正是暑假,他们站在爬满蔷薇枝蔓的围栏外面,看着空空荡荡的校园。
凌田忽然想,如果能回到过去就好了,她想找到八岁时的他,对他说一声没关系的,再把自己知道的所有保命小知识,全部传授给他。
想法荒诞,她不曾说出来,辛勤却像是听到了,从身后抱住她。他们就这样静静地站着,看着几个来上游泳课的孩子,背着配色耀目的泳包跑过阳光普照下的操场。
那天夜里,辛勤把凌田送到附近酒店住下,自己回到家中。
时间已经不早,但周令在等他,直到这时候她才有机会单独跟他说话。她把他带进书房,关上门对他说:“你能这样我真高兴,但你也得有个心理准备,要是以后遇到什么问题……”
哪怕她每天以微笑示人,哪怕过去二十多年的时光她看着他一点点变好,变强,去做自己想做的每一件事,而且总是能成功。但她仍旧战战兢兢,总是怕他在又一次失败之后,又一次跟自己过不去。
但辛勤笑了。
“我知道,不管怎么样,我都会好好的……”他说,而后展臂拥抱了母亲。
这个动作他小时候做过那么多次,但也已经隔了太久不曾做过了。他长高了那么多,现在需要微微躬身才能埋头在她肩上。
周令终于也笑了,伸手拍着他的背脊,她湿了眼眶,忽然想,这或许才是她看到的他最大的变化。
第54章
凌田和辛勤的双城异地生活就这样开始了。
在理论上,两个人打算得很好。
他们计划每个月至少见面两次,辛勤把几个周末攒在一起,飞回上海,凌田也可以趁项目不忙或者远程工作的时候飞去厦门。

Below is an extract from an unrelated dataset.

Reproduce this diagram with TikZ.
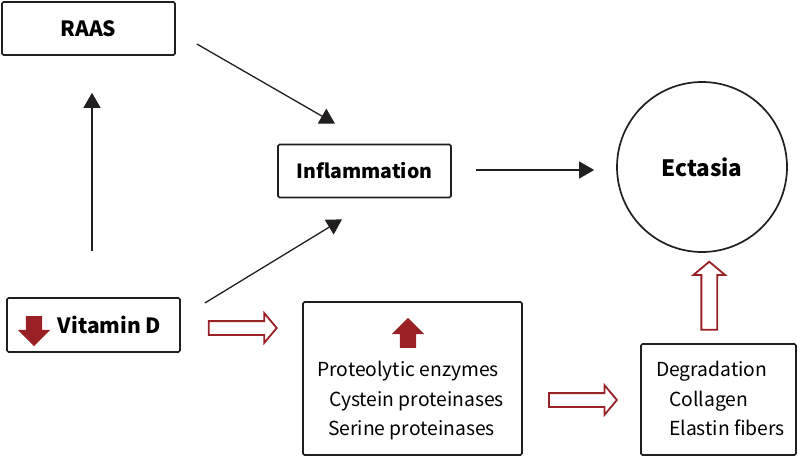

剩下不能见面的日子,早上设同一时间的闹钟,铃响之后一起起床,拍下各自窗外的天空发给对方。然后洗漱,打针,吃早饭。辛勤从家里出发去医院上班,凌田坐到写字台前,开电脑,开数位屏,开始一天的工作。等到了午休时间,发消息提醒对方准时吃饭,拍照分享都吃了些什么。傍晚下班之后,再开着视频一起做饭,吃饭,散步,画画,写文章。夜里上床,一起躺着看个片子,或者聊聊天,荤素均可。
计划完美。
但在现实里,就没实现过几次。
他们的工作性质截然不同,作息习惯也不一样,而且还总有意料之外的事情发生。
凌田当时已经开始了在“动月”的工作,辛勤也正忙着完成各种临床考核、科研指标和教学任务。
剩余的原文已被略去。